Why the Hire Feels Like Progress
When a growing business starts thinking about marketing seriously, the natural impulse is to hire someone to handle it. It feels like the right next step: you are busy, you know marketing needs attention, and bringing on a dedicated person seems like it will solve that. In many businesses, it is a premature move that costs significantly more than the salary.
The problem is not the quality of the hire. It is the sequence. A marketing manager is an execution role. They are skilled at running campaigns, managing content calendars, briefing designers, and reporting on results. What they are not equipped to provide is the strategic foundation that should inform all of that work: the positioning, the ideal client definition, the competitive context, and the brand direction.
What a Marketing Manager Actually Needs to Succeed
To perform well from day one, a marketing hire needs to know who the business is for, what makes it the right choice in the market, which channels are worth investing in, and what success looks like. They need clear messaging they can apply across everything they produce. They need a brief, not a blank slate.
When those inputs exist, a good marketing manager can move quickly and produce real results. When those inputs do not exist, the manager spends their first months figuring out the business and making best-guess decisions on strategy. Some of those guesses will be right. Many will not. Either way, the business is paying a marketing salary for what is effectively a strategy exercise.
What Happens Without Strategy in Place
The pattern is predictable. The hire starts posting on social media and updating the website. They run some campaigns. Some things get traction, others do not.

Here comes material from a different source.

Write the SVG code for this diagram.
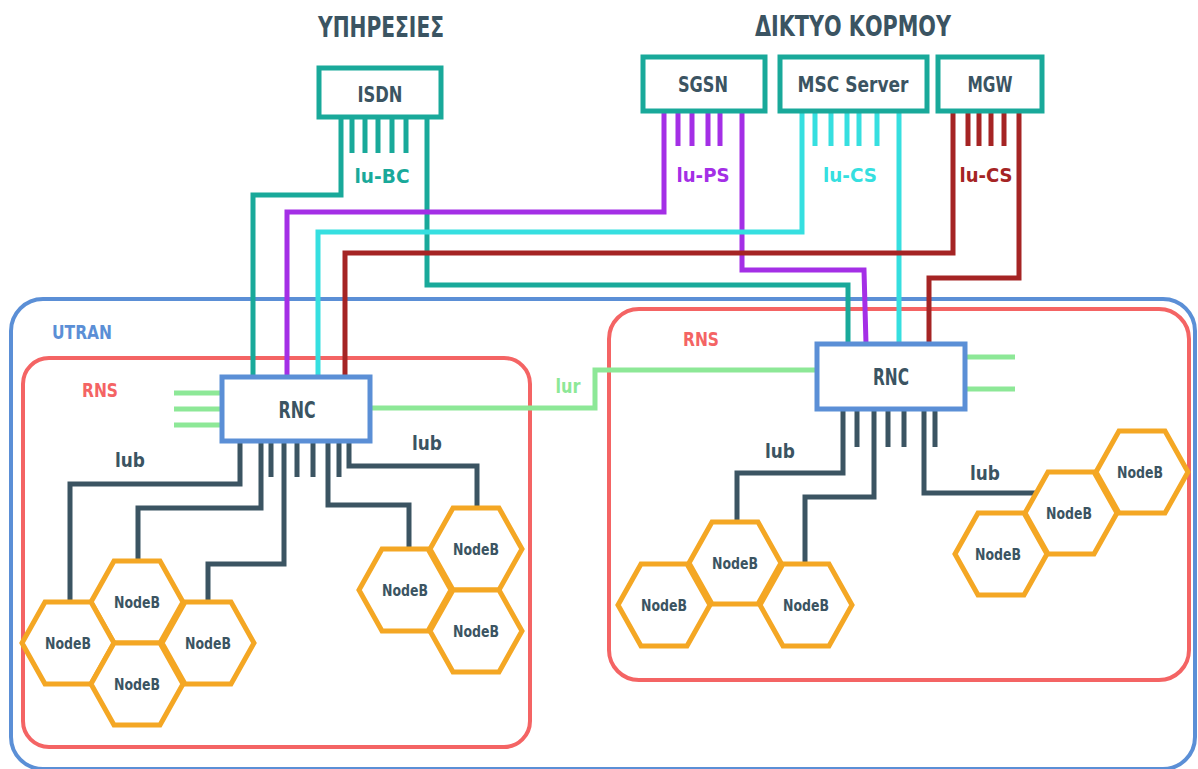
<svg xmlns="http://www.w3.org/2000/svg" width="1198" height="769" viewBox="0 0 1198 769">
<style>
text{font-family:'DejaVu Sans Condensed','DejaVu Sans',sans-serif;font-weight:bold;text-anchor:middle}
.dark{fill:#3b5462}
.title{font-size:29px}
.box{font-size:21px}
.nb{font-size:16px;fill:#3b5462}
.ln{fill:none;stroke-width:5;stroke-linejoin:miter;stroke-linecap:butt}
.teal{stroke:#19a99a}
.purple{stroke:#a42fe6}
.cyan{stroke:#36dfe0}
.red{stroke:#a52424}
.green{stroke:#8de897}
.slate{stroke:#3b5462}
.core{fill:#fff;stroke:#19a99a;stroke-width:5}
.rnc{fill:#fff;stroke:#5b8fd6;stroke-width:5}
.hexs{fill:#fff;stroke:#f4a724;stroke-width:5;stroke-linejoin:miter}
.area{fill:none;stroke-width:4}
</style>
<defs>
<polygon id="hex" points="-46,0 -23,-41 23,-41 46,0 23,41 -23,41"/>
</defs>
<rect width="1198" height="769" fill="#fff"/>

<g id="titles">
<text class="dark title" x="381" y="37" textLength="126" lengthAdjust="spacingAndGlyphs">ΥΠΗΡΕΣΙΕΣ</text>
<text class="dark title" x="853" y="36" textLength="196" lengthAdjust="spacingAndGlyphs">ΔΙΚΤΥΟ ΚΟΡΜΟΥ</text>
</g>

<g id="utran">
<rect class="area" x="11" y="299" width="1184" height="470" rx="32" stroke="#5b8fd6"/>
<text x="82" y="339" font-size="20" fill="#5b8fd6" textLength="60" lengthAdjust="spacingAndGlyphs">UTRAN</text>
</g>
<g id="rns-left">
<rect class="area" x="23" y="358" width="507" height="389" rx="26" stroke="#f46464"/>
<text x="100" y="397" font-size="20" fill="#f46464" textLength="36" lengthAdjust="spacingAndGlyphs">RNS</text>
</g>
<g id="rns-right">
<rect class="area" x="609" y="309" width="580" height="371" rx="30" stroke="#f46464"/>
<text x="701" y="346" font-size="20" fill="#f46464" textLength="36" lengthAdjust="spacingAndGlyphs">RNS</text>
</g>

<g id="connectors">
<polyline class="ln teal" points="341,117 341,195 253,195 253,377"/>
<polyline class="ln teal" points="427,117 427,285 848,285 848,344"/>
<path class="ln teal" d="M352,117V153M365,117V153M378,117V153M392,117V153M406,117V153"/>
<polyline class="ln purple" points="664,111 664,212 287,212 287,377"/>
<polyline class="ln purple" points="742,111 742,270 864,270 866,344"/>
<path class="ln purple" d="M678,111V146M692,111V146M708,111V146M720,111V146"/>
<polyline class="ln cyan" points="802,111 802,232 318,232 318,377"/>
<polyline class="ln cyan" points="899,111 899,344"/>
<path class="ln cyan" d="M815,111V146M831,111V146M847,111V146M859,111V146M877,111V146"/>
<polyline class="ln red" points="953,111 953,253 345,253 345,377"/>
<polyline class="ln red" points="1019,111 1019,278 929,278 929,344"/>
<path class="ln red" d="M968,111V146M979,111V146M991,111V146M1004,111V146"/>
<path class="ln green" d="M174,393H222M174,409H222M174,425H222"/>
<polyline class="ln green" points="371,408 595,408 595,370 816,370"/>
<path class="ln green" d="M965,357H1015M965,389H1015"/>
<polyline class="ln slate" points="240,441 240,484 70,484 70,602"/>
<polyline class="ln slate" points="261,441 261,508 138,508 138,562"/>
<polyline class="ln slate" points="284,441 284,564 208,564 208,602"/>
<polyline class="ln slate" points="328,441 328,505 409,505 409,549"/>
<polyline class="ln slate" points="349,441 349,466 477,466 477,508"/>
<path class="ln slate" d="M271,441V477M297,441V477M313,441V477M339,441V477"/>
<polyline class="ln slate" points="843,409 843,473 737,473 737,522"/>
<polyline class="ln slate" points="874,409 874,497 805,497 805,564"/>
<polyline class="ln slate" points="924,409 924,493 1036,493"/>
<path class="ln slate" d="M857,409V447M888,409V447M904,409V447M935,409V447"/>
</g>

<g id="labels">
<text x="382" y="183" font-size="20" fill="#19a99a" textLength="55" lengthAdjust="spacingAndGlyphs">lu-BC</text>
<text x="703" y="182" font-size="20" fill="#a42fe6" textLength="53" lengthAdjust="spacingAndGlyphs">lu-PS</text>
<text x="850" y="182" font-size="20" fill="#36dfe0" textLength="54" lengthAdjust="spacingAndGlyphs">lu-CS</text>
<text x="986" y="182" font-size="20" fill="#a52424" textLength="53" lengthAdjust="spacingAndGlyphs">lu-CS</text>
<text x="568" y="393" font-size="20" fill="#8de897" textLength="25" lengthAdjust="spacingAndGlyphs">lur</text>
<text class="dark" x="130" y="467" font-size="20" textLength="30" lengthAdjust="spacingAndGlyphs">lub</text>
<text class="dark" x="427" y="450" font-size="20" textLength="30" lengthAdjust="spacingAndGlyphs">lub</text>
<text class="dark" x="780" y="458" font-size="20" textLength="30" lengthAdjust="spacingAndGlyphs">lub</text>
<text class="dark" x="985" y="480" font-size="20" textLength="30" lengthAdjust="spacingAndGlyphs">lub</text>
</g>

<g id="isdn">
<rect class="core" x="319" y="68" width="122" height="49"/>
<text class="dark box" x="380" y="102" textLength="45" lengthAdjust="spacingAndGlyphs">ISDN</text>
</g>
<g id="sgsn">
<rect class="core" x="643" y="57" width="122" height="54"/>
<text class="dark box" x="703" y="92" textLength="50" lengthAdjust="spacingAndGlyphs">SGSN</text>
</g>
<g id="msc-server">
<rect class="core" x="780" y="57" width="147" height="54"/>
<text class="dark box" x="853" y="92" textLength="111" lengthAdjust="spacingAndGlyphs">MSC Server</text>
</g>
<g id="mgw">
<rect class="core" x="938" y="57" width="104" height="54"/>
<text class="dark box" x="990" y="92" textLength="45" lengthAdjust="spacingAndGlyphs">MGW</text>
</g>

<g id="rnc-left">
<rect class="rnc" x="222" y="377" width="148" height="64"/>
<text class="dark" x="297" y="418" font-size="23" textLength="37" lengthAdjust="spacingAndGlyphs">RNC</text>
</g>
<g id="rnc-right">
<rect class="rnc" x="817" y="344" width="148" height="65"/>
<text class="dark" x="891" y="385" font-size="23" textLength="36" lengthAdjust="spacingAndGlyphs">RNC</text>
</g>

<g id="nodeb-l1"><use href="#hex" class="hexs" x="137" y="602"/><text class="nb" x="137" y="608" textLength="46" lengthAdjust="spacingAndGlyphs">NodeB</text></g>
<g id="nodeb-l2"><use href="#hex" class="hexs" x="68" y="643"/><text class="nb" x="68" y="649" textLength="46" lengthAdjust="spacingAndGlyphs">NodeB</text></g>
<g id="nodeb-l3"><use href="#hex" class="hexs" x="208" y="643"/><text class="nb" x="208" y="649" textLength="46" lengthAdjust="spacingAndGlyphs">NodeB</text></g>
<g id="nodeb-l4"><use href="#hex" class="hexs" x="137" y="684"/><text class="nb" x="137" y="690" textLength="46" lengthAdjust="spacingAndGlyphs">NodeB</text></g>

<g id="nodeb-m1"><use href="#hex" class="hexs" x="476" y="549"/><text class="nb" x="476" y="555" textLength="46" lengthAdjust="spacingAndGlyphs">NodeB</text></g>
<g id="nodeb-m2"><use href="#hex" class="hexs" x="405" y="590"/><text class="nb" x="405" y="596" textLength="46" lengthAdjust="spacingAndGlyphs">NodeB</text></g>
<g id="nodeb-m3"><use href="#hex" class="hexs" x="476" y="631"/><text class="nb" x="476" y="637" textLength="46" lengthAdjust="spacingAndGlyphs">NodeB</text></g>

<g id="nodeb-r1"><use href="#hex" class="hexs" x="735" y="563"/><text class="nb" x="735" y="569" textLength="46" lengthAdjust="spacingAndGlyphs">NodeB</text></g>
<g id="nodeb-r2"><use href="#hex" class="hexs" x="664" y="605"/><text class="nb" x="664" y="611" textLength="46" lengthAdjust="spacingAndGlyphs">NodeB</text></g>
<g id="nodeb-r3"><use href="#hex" class="hexs" x="806" y="605"/><text class="nb" x="806" y="611" textLength="46" lengthAdjust="spacingAndGlyphs">NodeB</text></g>

<g id="nodeb-s1"><use href="#hex" class="hexs" x="1001" y="554"/><text class="nb" x="998" y="560" textLength="46" lengthAdjust="spacingAndGlyphs">NodeB</text></g>
<g id="nodeb-s2"><use href="#hex" class="hexs" x="1071" y="513"/><text class="nb" x="1069" y="519" textLength="46" lengthAdjust="spacingAndGlyphs">NodeB</text></g>
<g id="nodeb-s3"><use href="#hex" class="hexs" x="1142" y="472"/><text class="nb" x="1140" y="478" textLength="46" lengthAdjust="spacingAndGlyphs">NodeB</text></g>
</svg>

Six months in, growth has not improved much and nobody is entirely sure why. The hire is doing their job. The problem is that the job was defined too narrowly, without the strategic foundation that should have preceded it.
A great marketing manager given no strategy is like a skilled builder given no plans. The craftsmanship may be excellent; the result will not be what anyone wanted.
Who Should Develop the Strategy
Brand strategy is a distinct discipline from marketing execution. It requires a different skill set: the ability to assess a market, identify a position, define an ideal client with precision, and build the messaging framework that execution can be built on. Most marketing managers are not trained in this. It is not a gap in their ability. It is a gap in the role.
The businesses that get the most out of their marketing hires invest in strategy before the hire: either through a structured brand process, through a fractional brand leader who builds that foundation, or through senior leadership who have done the positioning work seriously. The hire then has something concrete to execute.
The Right Sequence for Building a Marketing Function
Get the brand strategy clear first. That means understanding your position in the market, defining your ideal client, establishing your messaging, and identifying the one or two channels that make the most sense for your business at this stage. Once that is settled, you know exactly what to brief a marketing manager on. You can evaluate their work against a standard rather than hoping it points in the right direction.
The sequence protects the hire as much as the business. A marketing manager given clear direction can succeed. One given a blank slate rarely can, regardless of how capable they are.